(This column first appeared in Employee Benefit News in February 2007)
As BenefitNews Connect reported recently, the Government Accountability Office (GAO) wants to expand oversight of employee pension benefits. Among other things, their report suggests substantially increasing the number of pension “compliance examinations.” Or, as normal people would say, audits.
According to the GAO, what’s ailing the U.S. pension system is that it’s not subject to enough regulatory accountability.
That’s a great conclusion – if your name is Borat. But, here in the real world, it can serve only one purpose:
Resolving the problem – by eliminating the thing itself.
The Vanishing Private Pension Plan
Let’s place the pension situation in context.
Once, defined benefit (DB) pension plans were the norm. In 1980, according to the GAO, nearly 70% of private-sector pensions were DB plans. By 2002, though, that figure had fallen to 39%.
Today, less than one in five American workers is covered under a DB pension – the lowest in many decades. That’s because, over the past 20 or so years, employers have terminated nearly 70% of the DB plans in the country. It’s part of a trend, identified by the Bureau of Labor Statistics, of steady movement away from all retirement benefits. Today, less than half of U.S. companies (48%) sponsor any kind of pension plan.
You’d think these findings affirm DB as an anachronism – a rightfully near-extinct relic, incapable of providing the support needed for a secure retirement. But you’d be wrong.
Why? Because you’d be overlooking the one arena in which DB is still the unquestioned, and largely unchallenged, benefits champion: the one thing government truly does best.

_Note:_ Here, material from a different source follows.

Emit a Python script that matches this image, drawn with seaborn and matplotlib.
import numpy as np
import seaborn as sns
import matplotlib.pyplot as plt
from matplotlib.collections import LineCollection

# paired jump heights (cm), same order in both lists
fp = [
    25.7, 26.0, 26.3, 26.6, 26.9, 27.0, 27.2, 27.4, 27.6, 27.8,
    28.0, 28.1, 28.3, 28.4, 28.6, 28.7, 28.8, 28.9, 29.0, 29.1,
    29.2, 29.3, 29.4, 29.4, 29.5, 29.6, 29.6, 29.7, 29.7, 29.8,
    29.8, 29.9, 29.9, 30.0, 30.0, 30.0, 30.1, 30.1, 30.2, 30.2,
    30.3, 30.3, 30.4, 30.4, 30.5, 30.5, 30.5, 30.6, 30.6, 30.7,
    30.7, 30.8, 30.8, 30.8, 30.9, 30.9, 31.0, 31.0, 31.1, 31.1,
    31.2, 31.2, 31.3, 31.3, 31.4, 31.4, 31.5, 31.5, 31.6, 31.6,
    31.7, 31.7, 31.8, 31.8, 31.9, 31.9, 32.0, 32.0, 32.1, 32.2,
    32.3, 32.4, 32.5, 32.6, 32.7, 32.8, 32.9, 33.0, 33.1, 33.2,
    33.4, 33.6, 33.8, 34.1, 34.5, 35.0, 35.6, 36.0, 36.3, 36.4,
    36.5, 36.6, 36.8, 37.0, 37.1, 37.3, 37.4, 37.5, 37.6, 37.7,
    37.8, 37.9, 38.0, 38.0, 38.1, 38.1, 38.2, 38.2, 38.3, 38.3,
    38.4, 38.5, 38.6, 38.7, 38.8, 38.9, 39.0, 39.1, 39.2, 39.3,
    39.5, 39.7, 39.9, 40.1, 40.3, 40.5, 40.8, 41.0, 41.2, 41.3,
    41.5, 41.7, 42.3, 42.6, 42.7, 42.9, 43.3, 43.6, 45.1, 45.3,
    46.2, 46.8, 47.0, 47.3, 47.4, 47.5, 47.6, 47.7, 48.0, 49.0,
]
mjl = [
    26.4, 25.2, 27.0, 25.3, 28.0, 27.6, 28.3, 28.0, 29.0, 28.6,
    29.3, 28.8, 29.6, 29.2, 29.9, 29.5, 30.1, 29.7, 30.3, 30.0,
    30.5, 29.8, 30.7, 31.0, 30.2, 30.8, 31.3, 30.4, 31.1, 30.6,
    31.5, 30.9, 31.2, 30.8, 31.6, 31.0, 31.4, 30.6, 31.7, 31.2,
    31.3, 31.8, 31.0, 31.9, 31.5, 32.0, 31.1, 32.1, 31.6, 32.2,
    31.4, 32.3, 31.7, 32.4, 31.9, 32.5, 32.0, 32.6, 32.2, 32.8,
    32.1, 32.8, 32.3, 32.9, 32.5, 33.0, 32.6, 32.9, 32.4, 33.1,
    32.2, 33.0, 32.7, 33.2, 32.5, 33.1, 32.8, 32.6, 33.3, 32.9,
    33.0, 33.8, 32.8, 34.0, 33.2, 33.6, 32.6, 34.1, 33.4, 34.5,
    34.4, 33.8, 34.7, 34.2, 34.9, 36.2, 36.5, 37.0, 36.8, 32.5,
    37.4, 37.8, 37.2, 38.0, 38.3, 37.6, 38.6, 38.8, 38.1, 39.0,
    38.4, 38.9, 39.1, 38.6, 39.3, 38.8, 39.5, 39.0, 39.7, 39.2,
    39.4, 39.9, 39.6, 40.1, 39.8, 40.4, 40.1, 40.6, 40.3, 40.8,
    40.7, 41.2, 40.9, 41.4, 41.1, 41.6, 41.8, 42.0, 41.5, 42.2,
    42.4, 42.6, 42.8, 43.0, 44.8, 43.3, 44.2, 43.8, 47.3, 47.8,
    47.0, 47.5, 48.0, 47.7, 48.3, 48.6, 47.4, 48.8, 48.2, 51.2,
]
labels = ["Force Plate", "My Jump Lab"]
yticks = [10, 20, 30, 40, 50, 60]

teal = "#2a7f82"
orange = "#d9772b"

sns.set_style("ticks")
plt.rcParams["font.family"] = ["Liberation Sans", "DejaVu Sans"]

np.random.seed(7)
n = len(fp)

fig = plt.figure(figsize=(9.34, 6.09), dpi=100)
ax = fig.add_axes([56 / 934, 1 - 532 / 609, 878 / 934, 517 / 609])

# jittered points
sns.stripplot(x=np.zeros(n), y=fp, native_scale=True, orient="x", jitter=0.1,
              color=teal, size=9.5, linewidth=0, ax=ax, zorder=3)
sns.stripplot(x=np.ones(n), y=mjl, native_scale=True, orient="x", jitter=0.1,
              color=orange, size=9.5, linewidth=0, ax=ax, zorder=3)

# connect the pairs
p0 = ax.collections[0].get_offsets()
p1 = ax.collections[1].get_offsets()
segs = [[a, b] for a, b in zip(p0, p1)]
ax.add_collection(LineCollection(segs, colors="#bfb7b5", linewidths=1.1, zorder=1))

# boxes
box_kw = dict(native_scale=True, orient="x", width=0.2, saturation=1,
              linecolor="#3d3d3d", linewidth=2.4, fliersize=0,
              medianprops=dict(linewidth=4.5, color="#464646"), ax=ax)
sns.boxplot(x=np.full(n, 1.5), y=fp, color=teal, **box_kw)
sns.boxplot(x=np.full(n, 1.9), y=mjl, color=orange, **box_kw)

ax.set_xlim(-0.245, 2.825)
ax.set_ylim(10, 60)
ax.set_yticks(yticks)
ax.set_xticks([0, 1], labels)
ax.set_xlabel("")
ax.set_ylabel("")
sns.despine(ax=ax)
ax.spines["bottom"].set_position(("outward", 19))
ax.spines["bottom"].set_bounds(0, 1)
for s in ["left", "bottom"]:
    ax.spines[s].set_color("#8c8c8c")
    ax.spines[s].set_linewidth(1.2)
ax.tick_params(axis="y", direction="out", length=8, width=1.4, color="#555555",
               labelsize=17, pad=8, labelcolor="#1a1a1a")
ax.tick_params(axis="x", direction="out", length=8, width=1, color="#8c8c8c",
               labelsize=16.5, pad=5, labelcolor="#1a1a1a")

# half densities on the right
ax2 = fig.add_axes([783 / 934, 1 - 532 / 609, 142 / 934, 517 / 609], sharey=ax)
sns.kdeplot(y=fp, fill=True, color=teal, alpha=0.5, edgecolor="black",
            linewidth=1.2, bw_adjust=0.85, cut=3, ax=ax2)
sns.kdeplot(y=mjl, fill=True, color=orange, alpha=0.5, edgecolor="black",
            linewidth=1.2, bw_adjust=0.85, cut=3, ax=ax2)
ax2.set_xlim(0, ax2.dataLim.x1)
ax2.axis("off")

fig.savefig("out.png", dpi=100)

The Flourishing Public Pension System
At a time when private pensions are at their weakest, governmental plans have never been more attractive. As USA Today reported on February 21, “Retired government workers are twice as likely to get a pension as their counterparts in the private sector, and the typical benefit is far more generous.”
In 2005, for example, the median civil-service pension was $17,640. The comparable company pension paid less than $7,700. For this reason, the article noted, "retirees are finding that it pays to have worked for the government instead of the private sector."
Not a Level Playing Field
How did the scales get tilted so dramatically? Well, public pension plans get a number of breaks that aren’t available to private employers. They can easily accept pre-tax employee contributions to offset the cost of benefits. They don’t have to adhere to minimum finding rules, or perform painstaking calculations of relative benefit values at retirement. They aren’t at risk for layers of per-day, per-participant fines and “special taxes” for a range of infractions, real and theoretical.
Most of all, they aren’t exposed to the indignities and burdens imposed by the Pension Benefit Guaranty Corporation (sometimes referred to as “Mother PBGC”).
Only the private sector gets to enjoy these “protections” provided through three decades of pension reform.
Of course, Congress could have used existing legislation to target those few corporations that abused pension provisions. Instead, they chose to pass sweeping rules to punish companies for every conceivable transgression, whether or not any had actually been considered, let alone committed.
Put another way, it was as if, to stop five students who’d put gum beneath their chairs, the local principal made sitting illegal – for the entire student body. Like this “standing” rule, today’s pension regulations mainly punish those who do no wrong.
A Shot of Malaria
Our government is inarguably tough when it comes to “protecting” employee pensions. But that’s only with private employers – the most onerous of the rules don’t apply to government.
You’d expect regulators to promote stability and growth – by providing positive incentives, maybe even emulating conditions under which successful (i.e., governmental) plans are administered. Instead, the GAO proposes simply to turn up the pressure. The shrinking number of employers brave enough to continue sponsoring a DB pension must be wondering – how crazy is that?
In the words of Bob Dylan, “It’s like saying if you’ve got a cold, take a shot of malaria.”
So consider yourselves on notice, corporate America. Should the GAO get its way – you’ll soon be rolling up your sleeves.